<社説>報道圧力で処分 安倍首相の責任どう示す


この記事を書いた人 Avatar photo 琉球新報社

 無知と無責任に巨大与党のおごりが加わった不遜な発言のオンパレードだった。トカゲのしっぽ切りで済ますことは許されない。幕引きには到底ならない。

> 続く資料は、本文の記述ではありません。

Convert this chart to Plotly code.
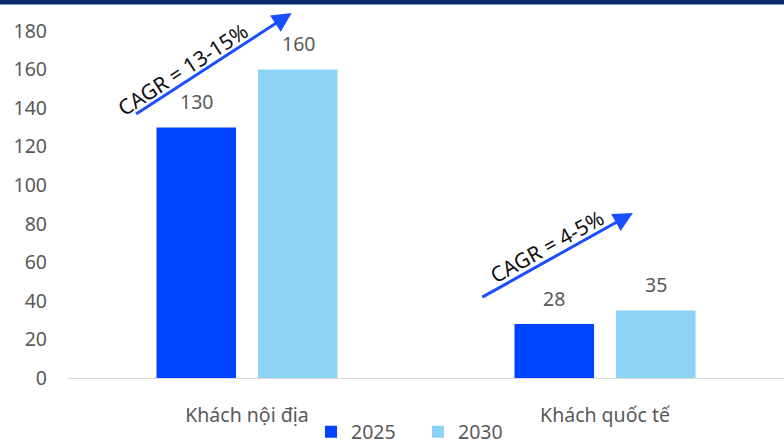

 若手所属議員が開いた勉強会で、講師による「沖縄の2紙はつぶさないといけない」という発言に同調し、言論封殺を図る意見が噴き出した問題で、自民党は会の代表の木原稔青年局長を更迭し、3議員を厳重注意処分にした。
 世論の反発が急速に強まっていることに焦りを募らせ、反対が強い安全保障法制の審議への影響を抑えるための党利党略第一の即決処分であることは間違いない。
 谷垣禎一幹事長は28日のNHK番組で「大変申し訳なかった。沖縄の問題に取り組んできた歴史に反する議論だった」と謝罪したが、自民党総裁である安倍晋三首相は国会で人ごとのように謝罪を拒んでいた。首相自身がどう責任に言及し、県民に対してけじめをつけるかが次の焦点になっている。
 安保法制や名護市辺野古への新基地建設をめぐり、出席議員は国民の反発が高まる状況に業を煮やし、報道がその要因と決め付けた。
 その上で「マスコミを懲らしめるには広告料収入がなくなるのが一番。経団連に働き掛けてほしい」などと発言していた。
 言論、表現、報道の自由は民主主義の根幹を成す。権力を監視、検証して批判するのは報道機関の当然の責務だ。仲間内だけの会合で居丈高に「懲らしめる」と発言する感覚は傲慢(ごうまん)そのものだ。
 講師だった作家の百田尚樹氏による「2紙つぶさないと-」発言を引き出したのが長尾敬議員だ。
 長尾氏は琉球新報、沖縄タイムスの2紙を名指しし、「左翼勢力に乗っ取られている。その牙城の中でゆがんだ(沖縄の)世論を正しい方向に持っていく」などと述べた。虚偽に基づく悪質なレッテル貼りは無知と背中合わせで、国会議員の言動とはおよそ思えない。
 沖縄戦を起点に米軍基地の過重な負担が続く中、県民は基地被害の除去、改善を訴えている。基地に厳しい世論の源流を学ぶこともなく、沖縄の新聞がミスリードしていると言い募るのは県民への侮辱に等しい。
 事ここに至っては、佐藤優氏が指摘する「沖縄蔑視発言事件」の性格を帯びている。「県民に丁寧に説明する」と繰り返してきた安倍首相の責任はやはり重い。